[Items from a data source]
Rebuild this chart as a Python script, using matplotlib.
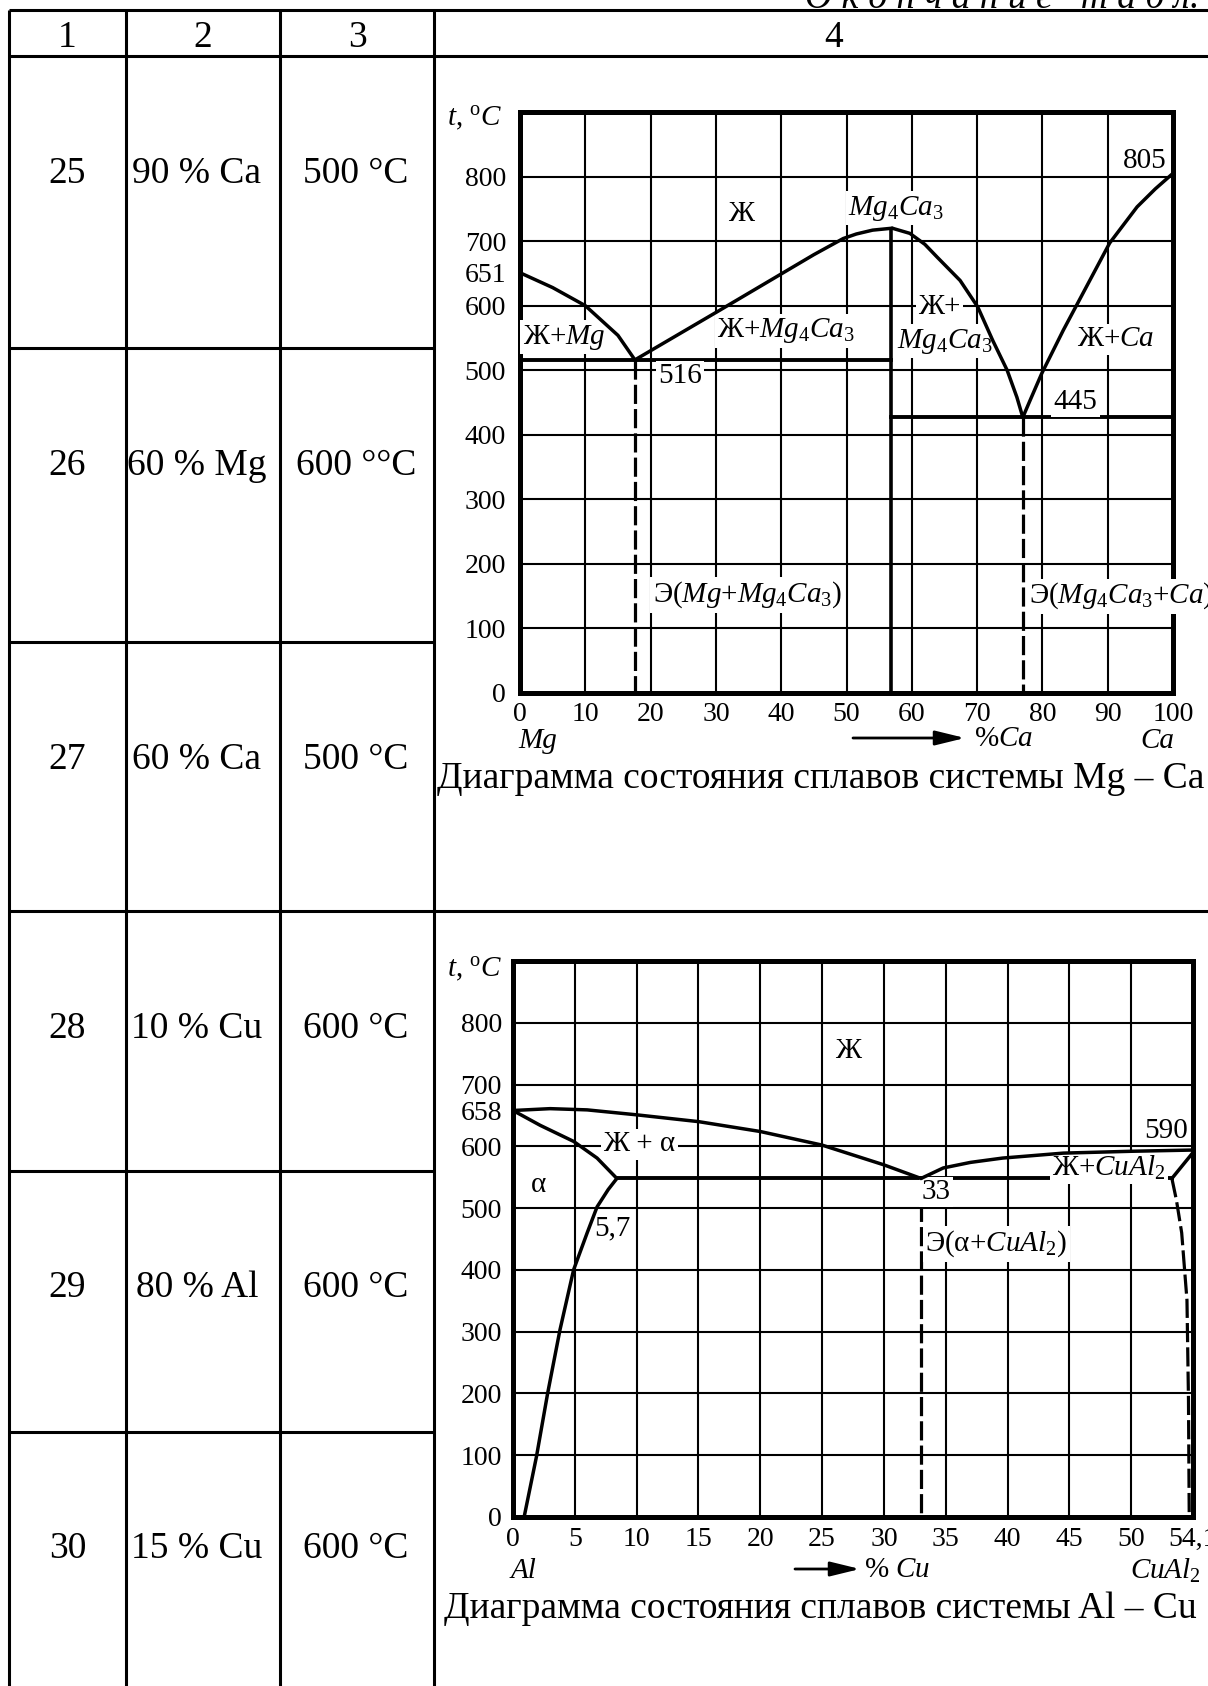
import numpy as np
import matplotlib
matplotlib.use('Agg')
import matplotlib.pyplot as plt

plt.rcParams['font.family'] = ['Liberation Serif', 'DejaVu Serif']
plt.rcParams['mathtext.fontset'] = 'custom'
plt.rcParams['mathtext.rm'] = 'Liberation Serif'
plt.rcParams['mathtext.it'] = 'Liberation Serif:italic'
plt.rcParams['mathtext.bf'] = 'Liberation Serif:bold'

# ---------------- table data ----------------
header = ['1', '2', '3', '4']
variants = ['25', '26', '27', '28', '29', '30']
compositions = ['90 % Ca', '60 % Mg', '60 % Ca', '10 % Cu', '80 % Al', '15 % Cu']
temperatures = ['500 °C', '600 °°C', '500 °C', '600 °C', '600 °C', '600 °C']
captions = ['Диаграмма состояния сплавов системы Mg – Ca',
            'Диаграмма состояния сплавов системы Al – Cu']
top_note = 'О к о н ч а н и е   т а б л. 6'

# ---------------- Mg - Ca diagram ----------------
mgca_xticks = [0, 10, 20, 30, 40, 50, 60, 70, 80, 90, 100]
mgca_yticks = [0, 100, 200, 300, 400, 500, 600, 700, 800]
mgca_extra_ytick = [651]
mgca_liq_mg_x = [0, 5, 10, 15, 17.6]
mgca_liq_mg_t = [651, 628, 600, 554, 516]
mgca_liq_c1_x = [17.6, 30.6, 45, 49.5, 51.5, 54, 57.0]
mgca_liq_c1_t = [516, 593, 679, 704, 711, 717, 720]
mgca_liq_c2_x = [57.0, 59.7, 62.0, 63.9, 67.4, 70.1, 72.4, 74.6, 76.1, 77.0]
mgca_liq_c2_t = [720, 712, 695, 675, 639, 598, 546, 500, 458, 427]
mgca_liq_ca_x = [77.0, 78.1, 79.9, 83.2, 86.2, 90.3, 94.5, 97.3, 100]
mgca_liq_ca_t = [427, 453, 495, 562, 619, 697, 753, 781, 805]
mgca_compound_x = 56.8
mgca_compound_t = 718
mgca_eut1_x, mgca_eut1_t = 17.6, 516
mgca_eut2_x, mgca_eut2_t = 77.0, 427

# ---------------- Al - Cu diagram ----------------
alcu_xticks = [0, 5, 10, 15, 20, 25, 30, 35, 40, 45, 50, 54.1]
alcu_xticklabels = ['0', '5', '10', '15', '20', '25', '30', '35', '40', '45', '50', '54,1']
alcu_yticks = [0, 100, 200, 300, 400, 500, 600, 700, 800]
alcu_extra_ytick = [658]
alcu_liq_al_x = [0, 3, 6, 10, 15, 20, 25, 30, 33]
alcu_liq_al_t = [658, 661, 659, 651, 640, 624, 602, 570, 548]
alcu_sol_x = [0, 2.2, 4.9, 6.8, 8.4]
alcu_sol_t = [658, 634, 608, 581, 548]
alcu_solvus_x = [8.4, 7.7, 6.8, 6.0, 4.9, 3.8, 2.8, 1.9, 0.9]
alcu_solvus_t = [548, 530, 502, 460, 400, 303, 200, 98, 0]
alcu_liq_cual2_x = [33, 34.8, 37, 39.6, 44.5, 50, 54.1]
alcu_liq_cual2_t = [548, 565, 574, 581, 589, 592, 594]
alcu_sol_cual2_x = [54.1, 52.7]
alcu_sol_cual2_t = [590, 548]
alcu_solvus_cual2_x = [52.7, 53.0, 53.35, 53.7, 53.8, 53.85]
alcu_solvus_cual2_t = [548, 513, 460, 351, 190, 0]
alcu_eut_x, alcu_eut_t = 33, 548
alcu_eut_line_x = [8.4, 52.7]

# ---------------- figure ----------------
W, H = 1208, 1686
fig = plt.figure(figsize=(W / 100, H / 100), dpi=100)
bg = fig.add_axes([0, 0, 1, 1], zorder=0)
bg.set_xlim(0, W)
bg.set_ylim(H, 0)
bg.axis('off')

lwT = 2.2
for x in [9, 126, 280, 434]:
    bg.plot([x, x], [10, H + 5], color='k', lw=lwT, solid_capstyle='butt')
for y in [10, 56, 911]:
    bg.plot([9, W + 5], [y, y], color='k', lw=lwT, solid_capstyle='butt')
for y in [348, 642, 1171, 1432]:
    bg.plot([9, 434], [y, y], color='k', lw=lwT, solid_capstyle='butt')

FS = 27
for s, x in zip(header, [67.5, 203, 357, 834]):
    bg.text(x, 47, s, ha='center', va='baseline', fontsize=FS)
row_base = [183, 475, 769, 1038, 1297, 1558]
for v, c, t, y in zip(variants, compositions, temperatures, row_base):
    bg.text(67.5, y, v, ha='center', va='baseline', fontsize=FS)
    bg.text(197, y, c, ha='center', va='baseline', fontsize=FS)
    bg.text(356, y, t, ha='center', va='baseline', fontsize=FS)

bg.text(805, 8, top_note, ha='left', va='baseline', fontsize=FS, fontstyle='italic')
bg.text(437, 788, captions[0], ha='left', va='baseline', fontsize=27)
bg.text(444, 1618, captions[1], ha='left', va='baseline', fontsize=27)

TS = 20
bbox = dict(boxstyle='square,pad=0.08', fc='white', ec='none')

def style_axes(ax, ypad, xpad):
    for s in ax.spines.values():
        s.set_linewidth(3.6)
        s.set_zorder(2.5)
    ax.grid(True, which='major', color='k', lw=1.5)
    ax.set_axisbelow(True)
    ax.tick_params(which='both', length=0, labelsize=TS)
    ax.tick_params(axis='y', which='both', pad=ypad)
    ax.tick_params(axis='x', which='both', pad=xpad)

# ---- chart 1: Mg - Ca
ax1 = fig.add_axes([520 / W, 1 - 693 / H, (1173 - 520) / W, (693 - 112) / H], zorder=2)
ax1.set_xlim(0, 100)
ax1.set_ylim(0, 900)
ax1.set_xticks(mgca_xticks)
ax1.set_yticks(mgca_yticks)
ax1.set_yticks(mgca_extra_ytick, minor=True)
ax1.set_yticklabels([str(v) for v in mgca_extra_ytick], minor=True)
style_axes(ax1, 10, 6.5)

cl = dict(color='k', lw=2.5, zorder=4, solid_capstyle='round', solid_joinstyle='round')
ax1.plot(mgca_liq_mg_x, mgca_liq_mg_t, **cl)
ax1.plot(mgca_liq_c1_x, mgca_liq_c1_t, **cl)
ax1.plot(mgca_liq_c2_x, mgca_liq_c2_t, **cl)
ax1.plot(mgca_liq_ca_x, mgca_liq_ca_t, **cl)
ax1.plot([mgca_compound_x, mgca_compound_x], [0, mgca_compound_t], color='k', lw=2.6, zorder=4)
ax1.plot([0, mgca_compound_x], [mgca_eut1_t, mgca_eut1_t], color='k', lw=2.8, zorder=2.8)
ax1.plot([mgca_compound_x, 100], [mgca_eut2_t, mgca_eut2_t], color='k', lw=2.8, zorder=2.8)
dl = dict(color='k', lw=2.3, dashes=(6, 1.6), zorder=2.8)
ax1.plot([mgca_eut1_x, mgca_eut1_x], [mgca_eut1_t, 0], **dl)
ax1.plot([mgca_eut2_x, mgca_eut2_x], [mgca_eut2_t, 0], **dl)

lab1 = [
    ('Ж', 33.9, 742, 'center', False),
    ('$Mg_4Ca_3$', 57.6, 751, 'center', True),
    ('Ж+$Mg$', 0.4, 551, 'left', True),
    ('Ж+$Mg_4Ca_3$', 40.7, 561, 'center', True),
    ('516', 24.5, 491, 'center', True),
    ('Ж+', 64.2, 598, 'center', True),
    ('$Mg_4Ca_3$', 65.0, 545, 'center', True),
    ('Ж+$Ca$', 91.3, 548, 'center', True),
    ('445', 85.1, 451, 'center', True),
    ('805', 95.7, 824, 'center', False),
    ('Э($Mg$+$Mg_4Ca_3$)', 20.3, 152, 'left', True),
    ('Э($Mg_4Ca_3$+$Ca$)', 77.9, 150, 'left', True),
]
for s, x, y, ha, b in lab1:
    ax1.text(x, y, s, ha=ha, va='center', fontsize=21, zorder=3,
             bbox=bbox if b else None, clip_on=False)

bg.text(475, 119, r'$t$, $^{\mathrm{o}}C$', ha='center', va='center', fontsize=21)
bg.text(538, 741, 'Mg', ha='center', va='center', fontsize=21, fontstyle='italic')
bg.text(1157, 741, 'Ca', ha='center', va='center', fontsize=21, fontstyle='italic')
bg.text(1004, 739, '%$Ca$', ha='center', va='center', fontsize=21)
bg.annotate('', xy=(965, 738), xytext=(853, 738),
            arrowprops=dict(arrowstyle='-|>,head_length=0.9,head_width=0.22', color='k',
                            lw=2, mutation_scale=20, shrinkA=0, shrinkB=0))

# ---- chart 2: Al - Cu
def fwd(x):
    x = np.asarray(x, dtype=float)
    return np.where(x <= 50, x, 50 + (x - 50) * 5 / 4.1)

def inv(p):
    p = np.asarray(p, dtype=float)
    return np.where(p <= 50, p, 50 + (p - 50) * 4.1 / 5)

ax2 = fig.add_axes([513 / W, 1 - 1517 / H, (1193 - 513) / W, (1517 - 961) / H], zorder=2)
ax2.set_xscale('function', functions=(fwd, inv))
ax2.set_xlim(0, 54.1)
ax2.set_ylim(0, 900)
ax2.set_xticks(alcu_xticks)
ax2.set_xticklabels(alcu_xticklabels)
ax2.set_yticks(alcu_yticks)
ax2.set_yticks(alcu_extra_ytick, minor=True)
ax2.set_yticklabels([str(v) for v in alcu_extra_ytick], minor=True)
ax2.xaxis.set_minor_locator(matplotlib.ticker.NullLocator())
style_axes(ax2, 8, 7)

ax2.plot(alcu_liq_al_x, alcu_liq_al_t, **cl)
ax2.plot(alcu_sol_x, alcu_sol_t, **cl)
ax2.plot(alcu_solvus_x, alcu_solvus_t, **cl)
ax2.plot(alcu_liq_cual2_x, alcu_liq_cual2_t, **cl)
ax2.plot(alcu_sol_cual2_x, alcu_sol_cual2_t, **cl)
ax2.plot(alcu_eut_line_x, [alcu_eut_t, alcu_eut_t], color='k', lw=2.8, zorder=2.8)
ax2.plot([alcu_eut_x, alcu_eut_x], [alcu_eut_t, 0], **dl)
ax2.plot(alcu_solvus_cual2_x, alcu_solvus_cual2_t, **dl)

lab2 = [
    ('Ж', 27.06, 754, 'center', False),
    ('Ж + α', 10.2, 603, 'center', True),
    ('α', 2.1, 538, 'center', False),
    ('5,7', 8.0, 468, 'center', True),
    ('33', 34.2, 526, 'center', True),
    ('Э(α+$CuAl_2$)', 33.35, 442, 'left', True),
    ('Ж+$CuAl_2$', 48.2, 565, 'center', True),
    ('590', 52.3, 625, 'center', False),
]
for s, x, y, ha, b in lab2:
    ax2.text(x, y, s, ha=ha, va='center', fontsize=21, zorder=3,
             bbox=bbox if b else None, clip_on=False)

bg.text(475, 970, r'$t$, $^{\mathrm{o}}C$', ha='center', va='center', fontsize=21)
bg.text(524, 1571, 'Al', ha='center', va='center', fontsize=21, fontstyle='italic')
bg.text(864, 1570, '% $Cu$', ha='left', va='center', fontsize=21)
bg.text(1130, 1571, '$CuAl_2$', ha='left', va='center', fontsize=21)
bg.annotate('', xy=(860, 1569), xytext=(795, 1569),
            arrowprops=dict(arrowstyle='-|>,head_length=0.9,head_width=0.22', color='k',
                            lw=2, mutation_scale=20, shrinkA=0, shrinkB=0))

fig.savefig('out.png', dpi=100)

...

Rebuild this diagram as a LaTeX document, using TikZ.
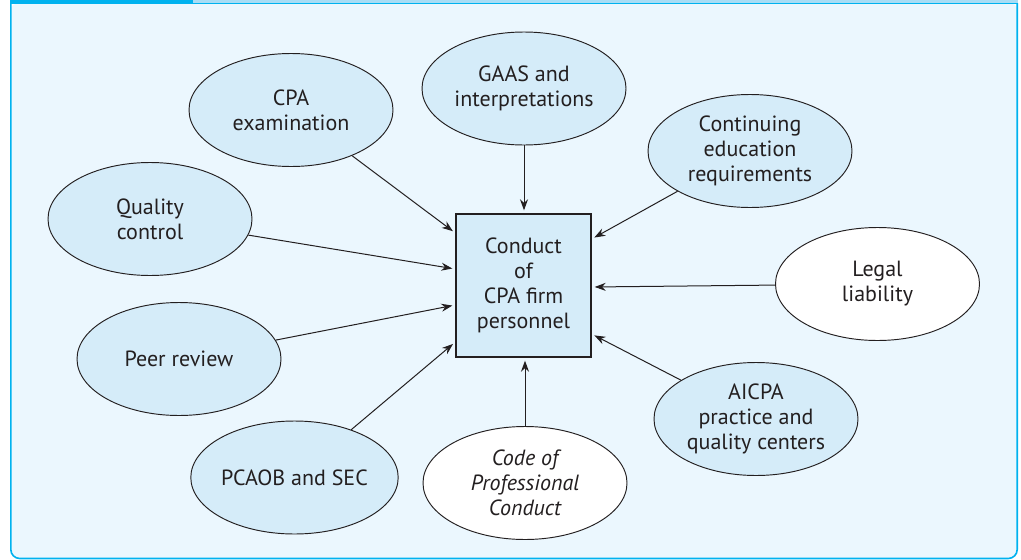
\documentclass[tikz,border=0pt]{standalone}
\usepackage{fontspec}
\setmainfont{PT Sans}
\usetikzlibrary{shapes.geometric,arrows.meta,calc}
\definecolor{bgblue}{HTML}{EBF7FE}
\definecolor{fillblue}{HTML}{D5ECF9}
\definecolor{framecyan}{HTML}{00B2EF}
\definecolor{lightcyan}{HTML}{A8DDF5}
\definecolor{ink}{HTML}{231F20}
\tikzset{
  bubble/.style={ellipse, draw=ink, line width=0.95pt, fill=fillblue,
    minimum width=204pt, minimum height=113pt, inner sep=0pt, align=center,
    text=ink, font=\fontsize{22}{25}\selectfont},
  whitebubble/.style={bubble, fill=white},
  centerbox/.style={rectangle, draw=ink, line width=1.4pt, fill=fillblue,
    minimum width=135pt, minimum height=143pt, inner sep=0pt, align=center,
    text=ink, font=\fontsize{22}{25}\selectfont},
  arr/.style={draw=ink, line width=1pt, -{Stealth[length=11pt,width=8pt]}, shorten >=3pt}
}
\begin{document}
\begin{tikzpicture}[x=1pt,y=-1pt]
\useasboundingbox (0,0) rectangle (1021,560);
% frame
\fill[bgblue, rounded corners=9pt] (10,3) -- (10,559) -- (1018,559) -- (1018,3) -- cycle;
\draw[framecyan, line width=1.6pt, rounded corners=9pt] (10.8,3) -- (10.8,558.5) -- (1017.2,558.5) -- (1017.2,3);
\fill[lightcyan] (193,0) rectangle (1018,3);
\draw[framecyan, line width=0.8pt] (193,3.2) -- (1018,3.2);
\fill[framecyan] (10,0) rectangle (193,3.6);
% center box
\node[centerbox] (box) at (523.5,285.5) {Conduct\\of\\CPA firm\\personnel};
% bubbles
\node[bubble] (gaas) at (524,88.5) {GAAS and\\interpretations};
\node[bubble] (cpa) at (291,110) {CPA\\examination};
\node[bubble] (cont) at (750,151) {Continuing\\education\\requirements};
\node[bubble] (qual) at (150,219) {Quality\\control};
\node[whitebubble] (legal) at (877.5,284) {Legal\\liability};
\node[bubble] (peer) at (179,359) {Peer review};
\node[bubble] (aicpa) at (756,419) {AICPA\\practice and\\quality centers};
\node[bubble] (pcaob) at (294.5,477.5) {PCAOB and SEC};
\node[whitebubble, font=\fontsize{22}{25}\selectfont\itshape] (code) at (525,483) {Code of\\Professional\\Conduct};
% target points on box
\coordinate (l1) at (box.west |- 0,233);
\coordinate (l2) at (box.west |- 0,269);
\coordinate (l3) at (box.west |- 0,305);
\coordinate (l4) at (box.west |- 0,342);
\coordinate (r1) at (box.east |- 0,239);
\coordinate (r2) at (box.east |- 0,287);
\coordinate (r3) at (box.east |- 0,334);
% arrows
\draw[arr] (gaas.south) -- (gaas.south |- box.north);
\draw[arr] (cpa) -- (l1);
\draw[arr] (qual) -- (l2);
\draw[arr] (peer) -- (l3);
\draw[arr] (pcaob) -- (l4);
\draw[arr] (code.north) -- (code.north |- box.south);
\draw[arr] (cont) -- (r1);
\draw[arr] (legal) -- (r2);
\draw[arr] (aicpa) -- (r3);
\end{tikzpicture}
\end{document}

* * *

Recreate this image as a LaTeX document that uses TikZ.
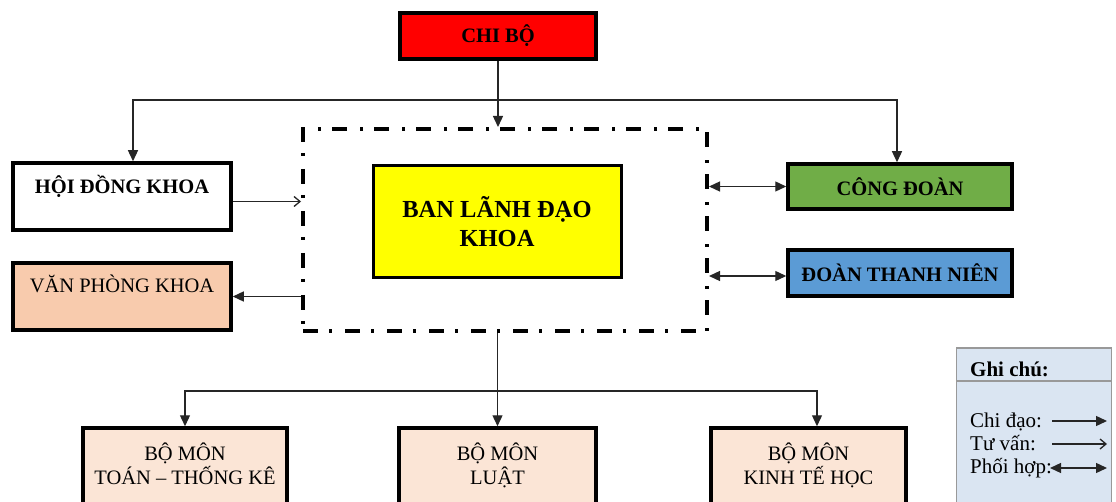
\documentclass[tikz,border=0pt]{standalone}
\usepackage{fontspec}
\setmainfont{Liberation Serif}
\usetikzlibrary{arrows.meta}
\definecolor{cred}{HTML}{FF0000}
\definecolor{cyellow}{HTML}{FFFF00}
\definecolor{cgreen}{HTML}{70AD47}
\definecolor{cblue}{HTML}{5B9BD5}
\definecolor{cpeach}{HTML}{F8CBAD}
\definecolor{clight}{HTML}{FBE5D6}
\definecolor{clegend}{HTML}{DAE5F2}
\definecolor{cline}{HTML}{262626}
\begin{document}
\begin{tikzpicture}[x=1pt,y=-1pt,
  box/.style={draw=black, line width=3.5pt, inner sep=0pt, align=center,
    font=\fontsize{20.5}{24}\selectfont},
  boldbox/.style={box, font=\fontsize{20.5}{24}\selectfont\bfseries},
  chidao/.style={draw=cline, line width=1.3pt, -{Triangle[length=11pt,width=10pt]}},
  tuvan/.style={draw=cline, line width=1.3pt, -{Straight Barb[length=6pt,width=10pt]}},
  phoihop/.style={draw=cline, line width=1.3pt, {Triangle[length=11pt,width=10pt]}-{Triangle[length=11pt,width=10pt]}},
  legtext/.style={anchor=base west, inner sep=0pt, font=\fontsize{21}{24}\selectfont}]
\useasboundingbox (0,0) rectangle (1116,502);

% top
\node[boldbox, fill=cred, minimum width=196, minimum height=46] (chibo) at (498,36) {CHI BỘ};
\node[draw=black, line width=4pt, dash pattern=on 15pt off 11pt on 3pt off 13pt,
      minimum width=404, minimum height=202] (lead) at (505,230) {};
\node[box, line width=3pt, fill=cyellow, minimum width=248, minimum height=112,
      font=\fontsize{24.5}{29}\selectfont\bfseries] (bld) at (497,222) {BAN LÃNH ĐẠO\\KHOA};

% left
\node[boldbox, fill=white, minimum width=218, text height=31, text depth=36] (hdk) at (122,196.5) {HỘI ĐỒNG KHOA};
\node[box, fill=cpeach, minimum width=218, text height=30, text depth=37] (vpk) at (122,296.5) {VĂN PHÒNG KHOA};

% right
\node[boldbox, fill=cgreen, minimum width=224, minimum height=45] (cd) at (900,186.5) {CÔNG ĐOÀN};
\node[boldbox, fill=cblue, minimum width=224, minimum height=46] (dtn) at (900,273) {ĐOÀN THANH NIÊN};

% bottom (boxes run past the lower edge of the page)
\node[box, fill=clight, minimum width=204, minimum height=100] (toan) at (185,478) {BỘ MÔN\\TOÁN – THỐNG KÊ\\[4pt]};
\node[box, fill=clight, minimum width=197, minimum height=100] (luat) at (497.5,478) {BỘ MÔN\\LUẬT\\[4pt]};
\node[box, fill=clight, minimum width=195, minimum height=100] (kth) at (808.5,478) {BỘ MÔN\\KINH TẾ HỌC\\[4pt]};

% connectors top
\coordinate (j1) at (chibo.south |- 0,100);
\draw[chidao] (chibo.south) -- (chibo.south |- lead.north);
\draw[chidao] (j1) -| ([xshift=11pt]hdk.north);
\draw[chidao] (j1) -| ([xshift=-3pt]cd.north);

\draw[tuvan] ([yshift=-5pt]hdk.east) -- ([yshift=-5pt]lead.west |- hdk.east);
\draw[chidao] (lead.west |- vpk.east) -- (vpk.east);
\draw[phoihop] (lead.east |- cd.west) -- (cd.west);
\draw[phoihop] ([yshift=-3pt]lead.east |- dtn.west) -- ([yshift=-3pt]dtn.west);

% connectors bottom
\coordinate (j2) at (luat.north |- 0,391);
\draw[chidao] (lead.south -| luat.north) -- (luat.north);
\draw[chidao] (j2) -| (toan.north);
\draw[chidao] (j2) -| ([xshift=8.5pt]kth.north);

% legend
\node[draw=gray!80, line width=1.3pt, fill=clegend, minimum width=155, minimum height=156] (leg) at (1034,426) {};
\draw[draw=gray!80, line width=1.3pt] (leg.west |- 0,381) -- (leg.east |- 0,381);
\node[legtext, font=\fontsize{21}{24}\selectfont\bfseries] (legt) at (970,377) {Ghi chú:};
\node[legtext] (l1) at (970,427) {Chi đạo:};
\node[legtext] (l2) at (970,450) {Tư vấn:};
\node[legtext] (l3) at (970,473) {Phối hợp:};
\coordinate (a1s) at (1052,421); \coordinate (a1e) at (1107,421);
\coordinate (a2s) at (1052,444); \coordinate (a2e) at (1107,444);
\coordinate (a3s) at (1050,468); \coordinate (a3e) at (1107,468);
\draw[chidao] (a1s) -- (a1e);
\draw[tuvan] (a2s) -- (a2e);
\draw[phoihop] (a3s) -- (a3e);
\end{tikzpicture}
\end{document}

**Instructions to follow**
From the records above, extract the lines from the one holding "Rebuild this chart" through the one holding "plt.rcParams['mathtext.bf'] = 'Liberation", word for word; omit the pictures.

**Output of the exercise**
Rebuild this chart as a Python script, using matplotlib.
import numpy as np
import matplotlib
matplotlib.use('Agg')
import matplotlib.pyplot as plt

plt.rcParams['font.family'] = ['Liberation Serif', 'DejaVu Serif']
plt.rcParams['mathtext.fontset'] = 'custom'
plt.rcParams['mathtext.rm'] = 'Liberation Serif'
plt.rcParams['mathtext.it'] = 'Liberation Serif:italic'
plt.rcParams['mathtext.bf'] = 'Liberation Serif:bold'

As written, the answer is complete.